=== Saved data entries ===
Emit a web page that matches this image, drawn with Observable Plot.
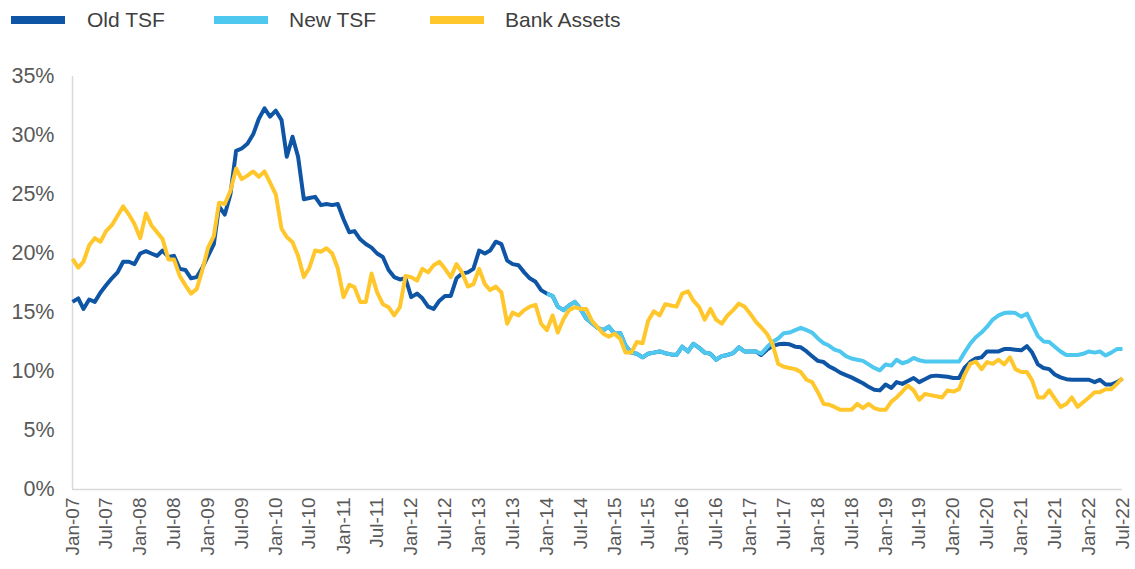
<!DOCTYPE html>
<html><head><meta charset="utf-8">
<script src="https://cdn.jsdelivr.net/npm/d3@7"></script>
<script src="https://cdn.jsdelivr.net/npm/@observablehq/plot@0.6"></script>
<style>
body{margin:0;background:#fff;width:1135px;height:569px;overflow:hidden;}
#legend{position:relative;height:45px;}
.item{position:absolute;top:7px;display:flex;align-items:center;font-family:"Liberation Sans",Arial,sans-serif;font-size:21px;color:#404040;line-height:26px;}
.sw{width:54px;height:8px;}
#chart svg{display:block;}
</style></head><body>
<div id="legend"></div><div id="chart"></div>
<script>
// Series metadata
const seriesNames = ["Old TSF", "New TSF", "Bank Assets"];
const seriesColors = ["#0e56a5", "#4fc8f0", "#ffc72c"];
const firstMonth = "2007-01";      // Old TSF & Bank Assets start
const newTSFFirstMonth = "2014-01"; // New TSF starts
const lastMonth = "2022-07";

// Monthly values, % (Jan-07 .. Jul-22)
const oldTSF = [
15.9,16.2,15.3,16.1,15.9,16.7,17.3,17.9,18.4,19.3,
19.3,19.1,20.0,20.2,20.0,19.8,20.25,19.7,19.8,18.7,
18.6,17.9,18.0,18.8,19.8,20.8,24.0,23.3,25.0,28.7,
28.9,29.3,30.1,31.4,32.3,31.6,32.1,31.3,28.2,29.9,
28.2,24.6,24.7,24.8,24.1,24.2,24.1,24.2,22.9,21.8,
21.9,21.2,20.8,20.5,20.0,19.7,18.6,18.0,17.8,17.9,
16.3,16.6,16.2,15.5,15.3,16.0,16.4,16.4,17.9,18.3,
18.4,18.7,20.25,20.0,20.25,21.0,20.8,19.4,19.1,19.0,
18.4,17.9,17.6,16.9,16.6,16.4,15.5,15.2,15.6,15.9,
15.3,14.5,14.1,13.7,13.5,13.8,13.2,13.25,12.2,11.6,
11.5,11.2,11.5,11.6,11.7,11.55,11.45,11.4,12.1,11.7,
12.35,12.0,11.6,11.5,11.0,11.3,11.4,11.55,12.05,11.7,
11.7,11.7,11.4,11.85,12.15,12.3,12.35,12.3,12.1,12.05,
11.7,11.3,10.9,10.8,10.45,10.2,9.9,9.7,9.5,9.25,
9.0,8.7,8.45,8.4,8.9,8.6,9.1,8.95,9.2,9.45,
9.1,9.35,9.6,9.65,9.6,9.55,9.45,9.45,10.3,10.8,
11.1,11.2,11.7,11.7,11.7,11.9,11.9,11.85,11.8,12.15,
11.6,10.6,10.3,10.2,9.75,9.5,9.35,9.3,9.3,9.3,
9.3,9.1,9.3,8.9,8.9,9.1,9.4
];

// Monthly values, % (Jan-14 .. Jul-22)
const newTSF = [
16.6,16.4,15.5,15.2,15.6,15.9,15.3,14.5,14.1,13.7,
13.5,13.8,13.2,13.25,12.2,11.6,11.5,11.2,11.5,11.6,
11.7,11.55,11.45,11.4,12.1,11.7,12.35,12.0,11.6,11.5,
11.0,11.3,11.4,11.55,12.05,11.7,11.7,11.7,11.5,12.05,
12.5,12.8,13.25,13.3,13.5,13.7,13.5,13.3,12.8,12.4,
12.2,11.85,11.7,11.3,11.1,11.0,10.9,10.6,10.3,10.1,
10.6,10.5,11.0,10.7,10.85,11.15,10.95,10.85,10.85,10.85,
10.85,10.85,10.85,10.85,11.6,12.35,12.9,13.3,13.8,14.4,
14.75,14.95,15.0,14.95,14.65,14.9,14.0,13.0,12.55,12.5,
12.1,11.7,11.4,11.4,11.4,11.5,11.7,11.6,11.7,11.35,
11.6,11.9,11.9
];

// Monthly values, % (Jan-07 .. Jul-22)
const bankAssets = [
19.55,18.8,19.3,20.7,21.3,21.0,21.9,22.4,23.2,24.0,
23.3,22.5,21.3,23.4,22.4,21.8,21.2,19.5,19.5,18.1,
17.3,16.6,17.0,18.6,20.5,21.5,24.3,24.2,25.3,27.2,
26.3,26.6,26.95,26.5,26.95,26.0,25.0,22.1,21.4,20.95,
19.8,18.0,18.8,20.25,20.15,20.45,20.0,18.75,16.3,17.35,
17.15,15.9,15.9,18.3,16.7,15.7,15.45,14.75,15.45,18.1,
18.0,17.7,18.7,18.4,19.0,19.3,18.7,18.0,19.1,18.4,
17.2,17.4,18.7,17.4,16.9,17.2,16.7,14.05,15.0,14.75,
15.2,15.5,15.65,14.05,13.5,14.75,13.3,14.45,15.2,15.45,
15.3,15.3,14.3,13.75,13.2,12.95,13.2,12.75,11.6,11.6,
12.5,12.4,14.3,15.1,14.75,15.7,15.6,15.5,16.6,16.8,
16.0,15.45,14.4,15.3,14.4,14.05,14.75,15.2,15.75,15.5,
14.9,14.2,13.75,13.2,12.35,10.65,10.4,10.3,10.2,9.95,
9.3,9.1,8.25,7.25,7.2,7.0,6.75,6.75,6.75,7.25,
6.9,7.25,6.9,6.75,6.75,7.45,7.8,8.3,8.8,8.4,
7.6,8.1,8.0,7.9,7.8,8.4,8.3,8.5,9.7,10.65,
10.85,10.2,10.8,10.65,11.0,10.6,11.2,10.2,9.95,9.95,
9.25,7.8,7.8,8.4,7.7,7.0,7.25,7.8,7.0,7.4,
7.8,8.25,8.25,8.5,8.5,8.95,9.45
];

const yTicks = [0, 5, 10, 15, 20, 25, 30, 35];
const xTickEveryMonths = 6;
const xTickFormat = "%b-%y";

// ---- build table ----
const parseM = d3.utcParse("%Y-%m");
function toRows(name, start, values) {
  const s = parseM(start);
  return values.map((v, i) => ({series: name, date: d3.utcMonth.offset(s, i), value: v}));
}
const rows = [
  ...toRows(seriesNames[0], firstMonth, oldTSF),
  ...toRows(seriesNames[1], newTSFFirstMonth, newTSF),
  ...toRows(seriesNames[2], firstMonth, bankAssets)
];
const x0 = parseM(firstMonth), x1 = parseM(lastMonth);
const xTicks = d3.utcMonth.every(xTickEveryMonths).range(x0, d3.utcMonth.offset(x1, 1));

// ---- legend ----
const legendPos = [[11, 87], [214, 289], [430, 505]];
const lg = document.getElementById("legend");
seriesNames.forEach((n, i) => {
  const it = document.createElement("div");
  it.className = "item";
  it.style.left = legendPos[i][0] + "px";
  const sw = document.createElement("span");
  sw.className = "sw"; sw.style.background = seriesColors[i];
  sw.style.marginRight = (legendPos[i][1] - legendPos[i][0] - 54) + "px";
  const tx = document.createElement("span");
  tx.textContent = n;
  it.appendChild(sw); it.appendChild(tx);
  lg.appendChild(it);
});

// ---- chart ----
const chart = Plot.plot({
  width: 1135, height: 524,
  marginTop: 31, marginBottom: 80, marginLeft: 72, marginRight: 13,
  style: {fontFamily: "'Liberation Sans', Arial, sans-serif", color: "#595959", background: "#fff"},
  x: {type: "utc", domain: [x0, x1]},
  y: {domain: [0, 35]},
  color: {domain: seriesNames, range: seriesColors},
  marks: [
    Plot.axisY({ticks: yTicks, tickFormat: d => d + "%", tickSize: 0, tickPadding: 18, fontSize: 21.5, label: null}),
    Plot.axisX({ticks: xTicks, tickFormat: d3.utcFormat(xTickFormat), tickRotate: -90, tickSize: 0, tickPadding: 8, fontSize: 19, label: null}),
    Plot.ruleY([0], {stroke: "#d9d9d9", strokeWidth: 1.5}),
    Plot.ruleX([x0], {stroke: "#d9d9d9", strokeWidth: 1.5}),
    Plot.line(rows, {x: "date", y: "value", z: "series", stroke: "series", strokeWidth: 4, strokeLinejoin: "round", strokeLinecap: "butt"})
  ]
});
document.getElementById("chart").appendChild(chart);
</script></body></html>
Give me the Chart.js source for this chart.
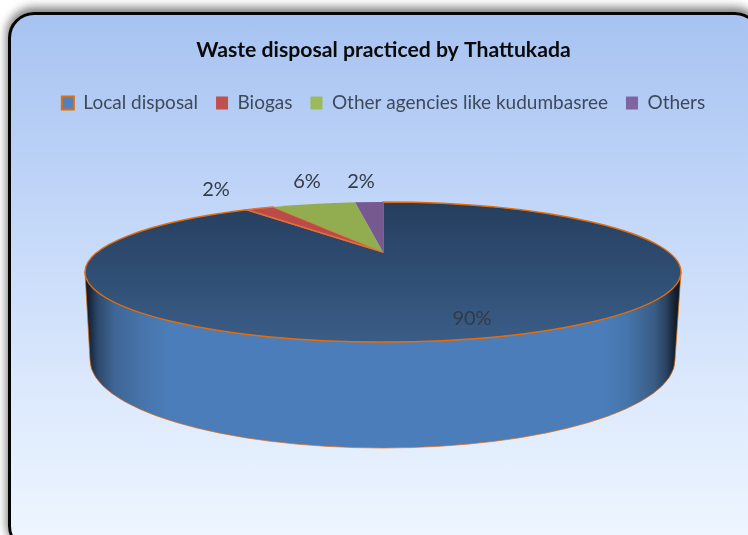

=== What is required ===
Collect the lines of the data that carry the word "this".

=== Written response ===
Emit a web page that matches this image, drawn with Observable Plot.
Give me the Chart.js source for this chart.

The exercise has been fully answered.